# Data shown:

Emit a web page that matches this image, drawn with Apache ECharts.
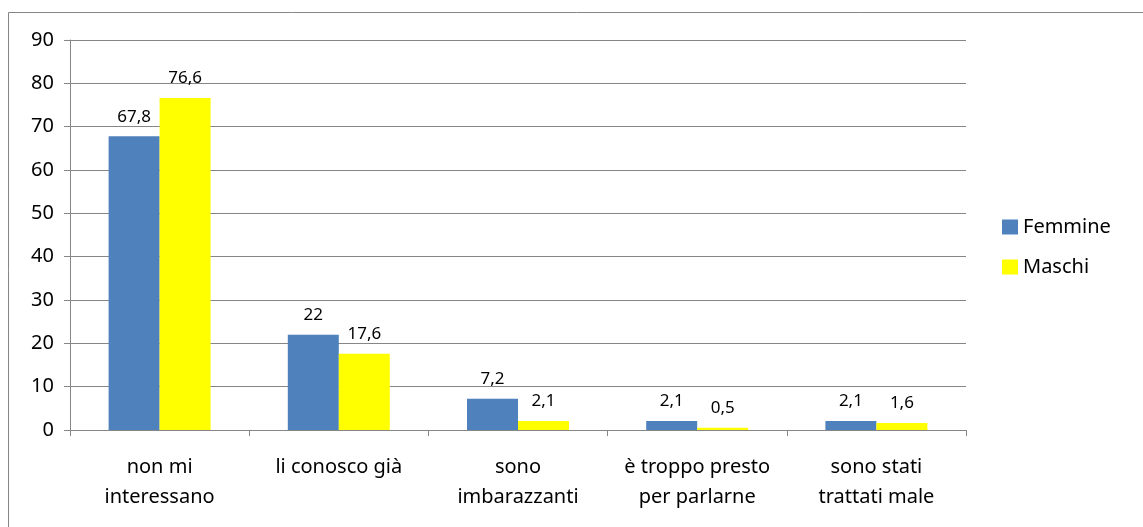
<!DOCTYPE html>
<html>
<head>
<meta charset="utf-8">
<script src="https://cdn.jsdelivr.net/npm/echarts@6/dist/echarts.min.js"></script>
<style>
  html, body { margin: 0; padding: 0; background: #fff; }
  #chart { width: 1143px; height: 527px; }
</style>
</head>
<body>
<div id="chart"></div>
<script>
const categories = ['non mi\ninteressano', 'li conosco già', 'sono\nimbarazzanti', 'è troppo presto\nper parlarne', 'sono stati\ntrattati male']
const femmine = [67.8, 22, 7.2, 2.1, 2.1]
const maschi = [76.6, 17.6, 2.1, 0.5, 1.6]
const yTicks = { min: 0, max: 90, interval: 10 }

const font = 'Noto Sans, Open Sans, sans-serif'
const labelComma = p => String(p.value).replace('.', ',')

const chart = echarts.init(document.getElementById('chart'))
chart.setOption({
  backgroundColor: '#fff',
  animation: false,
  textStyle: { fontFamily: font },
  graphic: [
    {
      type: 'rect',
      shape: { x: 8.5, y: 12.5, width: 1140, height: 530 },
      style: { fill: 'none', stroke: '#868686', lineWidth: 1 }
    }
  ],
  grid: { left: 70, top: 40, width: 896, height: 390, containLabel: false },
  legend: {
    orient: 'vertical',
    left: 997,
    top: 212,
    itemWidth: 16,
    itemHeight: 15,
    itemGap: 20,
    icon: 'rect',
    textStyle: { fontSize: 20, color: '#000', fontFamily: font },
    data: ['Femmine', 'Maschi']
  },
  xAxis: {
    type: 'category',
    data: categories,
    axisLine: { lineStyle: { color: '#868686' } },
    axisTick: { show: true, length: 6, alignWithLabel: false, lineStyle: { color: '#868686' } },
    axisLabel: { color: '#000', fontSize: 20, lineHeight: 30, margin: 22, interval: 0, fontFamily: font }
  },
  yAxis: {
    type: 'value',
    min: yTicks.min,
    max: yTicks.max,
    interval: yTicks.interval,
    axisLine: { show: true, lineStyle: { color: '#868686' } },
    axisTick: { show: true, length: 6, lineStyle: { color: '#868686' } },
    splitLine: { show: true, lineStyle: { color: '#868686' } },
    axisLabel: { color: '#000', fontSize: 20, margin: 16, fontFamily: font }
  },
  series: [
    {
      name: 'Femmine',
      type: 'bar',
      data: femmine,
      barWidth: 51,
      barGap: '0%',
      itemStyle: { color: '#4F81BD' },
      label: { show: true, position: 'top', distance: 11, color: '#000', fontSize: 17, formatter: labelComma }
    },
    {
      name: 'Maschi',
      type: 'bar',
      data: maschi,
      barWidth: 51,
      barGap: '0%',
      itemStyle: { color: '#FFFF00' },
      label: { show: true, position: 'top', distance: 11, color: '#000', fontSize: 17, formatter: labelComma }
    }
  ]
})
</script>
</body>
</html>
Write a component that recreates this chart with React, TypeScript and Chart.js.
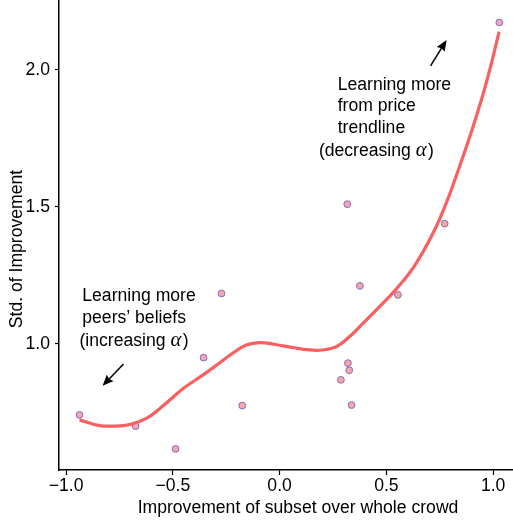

# Given instruction:
Each entry shown above must be quoted exactly, with its pictures left out.

# Task answer:
Emit a web page that matches this image, drawn with Apache ECharts.
<!DOCTYPE html>
<html>
<head>
<meta charset="utf-8">
<script src="https://cdn.jsdelivr.net/npm/echarts@6/dist/echarts.min.js"></script>
<style>
  html, body { margin: 0; padding: 0; background: #fff; }
  #chart { width: 1143px; height: 527px; }
</style>
</head>
<body>
<div id="chart"></div>
<script>
const categories = ['non mi\ninteressano', 'li conosco già', 'sono\nimbarazzanti', 'è troppo presto\nper parlarne', 'sono stati\ntrattati male']
const femmine = [67.8, 22, 7.2, 2.1, 2.1]
const maschi = [76.6, 17.6, 2.1, 0.5, 1.6]
const yTicks = { min: 0, max: 90, interval: 10 }

const font = 'Noto Sans, Open Sans, sans-serif'
const labelComma = p => String(p.value).replace('.', ',')

const chart = echarts.init(document.getElementById('chart'))
chart.setOption({
  backgroundColor: '#fff',
  animation: false,
  textStyle: { fontFamily: font },
  graphic: [
    {
      type: 'rect',
      shape: { x: 8.5, y: 12.5, width: 1140, height: 530 },
      style: { fill: 'none', stroke: '#868686', lineWidth: 1 }
    }
  ],
  grid: { left: 70, top: 40, width: 896, height: 390, containLabel: false },
  legend: {
    orient: 'vertical',
    left: 997,
    top: 212,
    itemWidth: 16,
    itemHeight: 15,
    itemGap: 20,
    icon: 'rect',
    textStyle: { fontSize: 20, color: '#000', fontFamily: font },
    data: ['Femmine', 'Maschi']
  },
  xAxis: {
    type: 'category',
    data: categories,
    axisLine: { lineStyle: { color: '#868686' } },
    axisTick: { show: true, length: 6, alignWithLabel: false, lineStyle: { color: '#868686' } },
    axisLabel: { color: '#000', fontSize: 20, lineHeight: 30, margin: 22, interval: 0, fontFamily: font }
  },
  yAxis: {
    type: 'value',
    min: yTicks.min,
    max: yTicks.max,
    interval: yTicks.interval,
    axisLine: { show: true, lineStyle: { color: '#868686' } },
    axisTick: { show: true, length: 6, lineStyle: { color: '#868686' } },
    splitLine: { show: true, lineStyle: { color: '#868686' } },
    axisLabel: { color: '#000', fontSize: 20, margin: 16, fontFamily: font }
  },
  series: [
    {
      name: 'Femmine',
      type: 'bar',
      data: femmine,
      barWidth: 51,
      barGap: '0%',
      itemStyle: { color: '#4F81BD' },
      label: { show: true, position: 'top', distance: 11, color: '#000', fontSize: 17, formatter: labelComma }
    },
    {
      name: 'Maschi',
      type: 'bar',
      data: maschi,
      barWidth: 51,
      barGap: '0%',
      itemStyle: { color: '#FFFF00' },
      label: { show: true, position: 'top', distance: 11, color: '#000', fontSize: 17, formatter: labelComma }
    }
  ]
})
</script>
</body>
</html>
Write a component that recreates this chart with React, TypeScript and Chart.js.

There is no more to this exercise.